My only personal encounter with the great Tory leader was connected with this same speech at Edinburgh. I went to Aylesbury, during the course of the 1868 election, in order to report a speech of his. He spoke in the Corn Exchange, which was crowded to excess. The accommodation for the reporters was quite unequal to their demands, and I had to stand among the crowd and take my notes as best I could. A good-natured farmer in front of me invited me to use his back as a desk, against which I placed my note-book. Disraeli had not proceeded very far with his speech before I found that my friend was not by any means in agreement with the illustrious speaker. Again and again he interrupted him with exclamations and questions. For a long time Disraeli took no notice of these interruptions, but at last one stung him into action. The orator had paused for a moment, and my farmer friend, seizing his chance, bawled out in a stentorian voice, "What about educating your party?" The Prime Minister instantly turned round, raised his glass to his eye, and with an angry and contemptuous glare, transfixed—me! The farmer's courage had given way when he found that his shot had told, and, to my unutterable disgust, he dropped upon his knees, and left me to face the music. Disraeli looked at me for a perceptible space of time, and then, dropping his glass, said, in those chilling tones of which he was a master, "I shall certainly not try to educate you, sir." Everybody stared at me; everybody groaned at me; and it was only the consciousness of my own innocence that kept me from dropping on my knees beside the treacherous author of my humiliation.

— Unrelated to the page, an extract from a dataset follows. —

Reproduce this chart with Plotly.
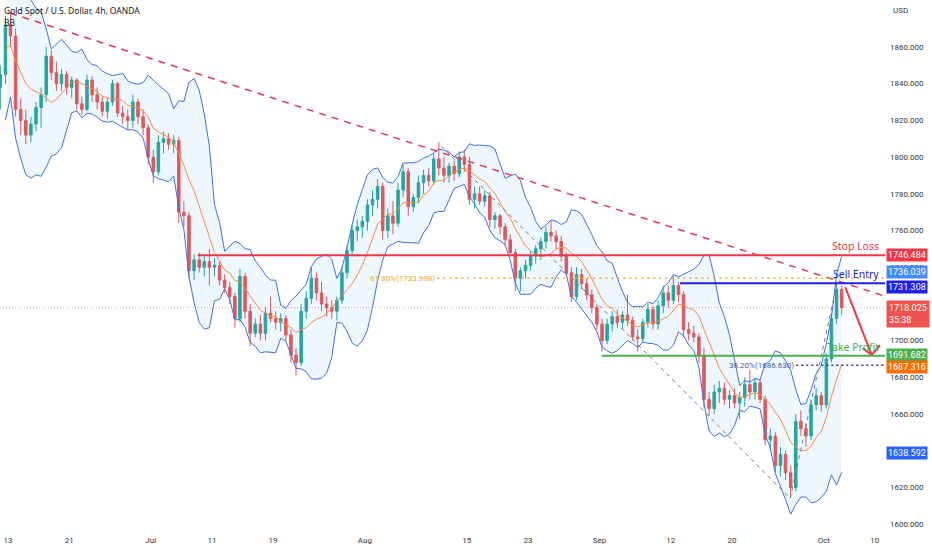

In that election of 1868 I recorded my first parliamentary vote. Living at 24, Addison Road North, I was an elector of Chelsea, and I duly supported at the polling booth the joint candidature of Sir Charles Dilke and Sir Henry Hoare. This was the last General Election before the passing of the Ballot Bill. Representatives of the different candidates sat on either side of the poll clerk, and duly thanked each elector as he recorded his vote for the man whom they represented.